Bu kadar bilimsel, bu kadar sağduyulu, bu kadar gerçekleri yansıtan bir yorum karşısında şapka çıkarmak gerek!.. Ne var ki, Fransızlar şapka çıkarmak yerine, hop oturup hop kalkıyor. Dün konuştuğum Fransızlar ‘Erdoğan tam gaf yaptı’ diyor. Bir yandan da, bu sözlerle dalga geçiyor.

Erdoğan’ın yorumuna göre, demek ki, türban serbest bırakılırsa, Magripliler işsizliği, yoksulluğu, toplumdan dışlanmışlığı filan unutuyor, Fransa güllük gülistanlık. Magripliler şen şakrak.

DURUMA GÖRE DEMOKRASİ

Şu işe bakın ki, Avrupa İnsan Hakları Mahkemesi’nin (AİHM) türbana bakışı, Erdoğan’ın bakışıyla çelişiyor.

Türbanla ilgili AİHM’de bir pilot dava var. Leyla Şahin isimli bir öğrenci üniversiteye türbanla alınmadığı için AİHM’de dava açıyor. Türkiye’de çok konuşulan bir dava.

AİHM’de Alt Daire 7-0 gibi ezici bir ittifakla, yani davaya bakan tüm yargıçların ortak kararıyla, ‘türbanın yasaklanmasını Avrupa İnsan Hakları Sözleşmesine aykırı görmüyor, bu yasağın insan haklarını ihlal etmediğini’ vurguluyor.

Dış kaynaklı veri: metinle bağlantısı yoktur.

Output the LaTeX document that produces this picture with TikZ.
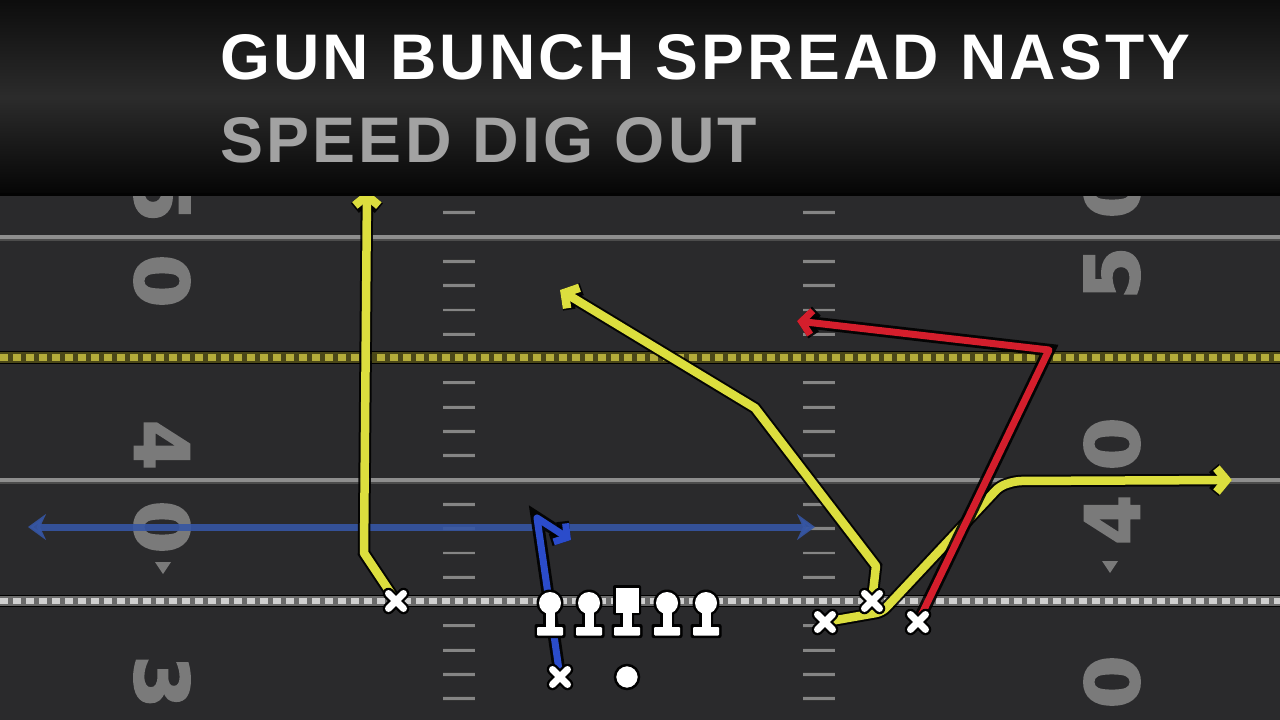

Birkaç ay önce bu karar açıklandığında, Erdoğan ve Abdullah Gül tepki gösteriyor, ‘böyle demokrasi mi olur’ gibisinden. İşlerine gelince, en iyisi Avrupa’daki demokrasi, yok eğer siyasal görüşlerine denk düşmüyorsa, o zaman böyle demokrasi olmaz!..

BİR GELENEK

AİHM’deki 7-0’lık karar Büyük Daire’ye gidiyor. Alt Daire’de yedi yargıç, Büyük Daire’de onyedi yargıç var.

Türban davasında Büyük Daire perşembe günü kararını açıklıyor. Çıkacak karar içtihat niteliğinde. Herkesi bağlıyor. Tartışmaları noktalıyor.

Hukuk açısından ince, ama önemli bir ayrıntı var. Alt Daire kararında, türban yasağının Avrupa İnsan Hakları Sözleşmesi’ni ihlal etmediğini, buna karşılık ‘yasaklamanın devletin takdir hakkı olduğunu’ belirtiyor.

Perşembe günü açıklanacak kararı bilmiyorum. Ancak, bir geleneği biliyorum. Alt Daire’de 7-0’lık bir karar varsa, Büyük Daire’de bunun tersine bir sonuç beklemek biraz güç. Ayrıca, AİHM’de hukuk anlayışı Alt Dairede başka, Büyük Dairede başka değil.

Erdoğan’ın Fransa olaylarına getirdiği türban yorumu varoşlardaki gerçeği anlamaktan çok uzak. Yoksa, Erdoğan perşembeye hazırlık mı yapıyor?..

Kaldı ki, sık sık üzerinde durduğu uygarlıklar ittifakına da aykırı.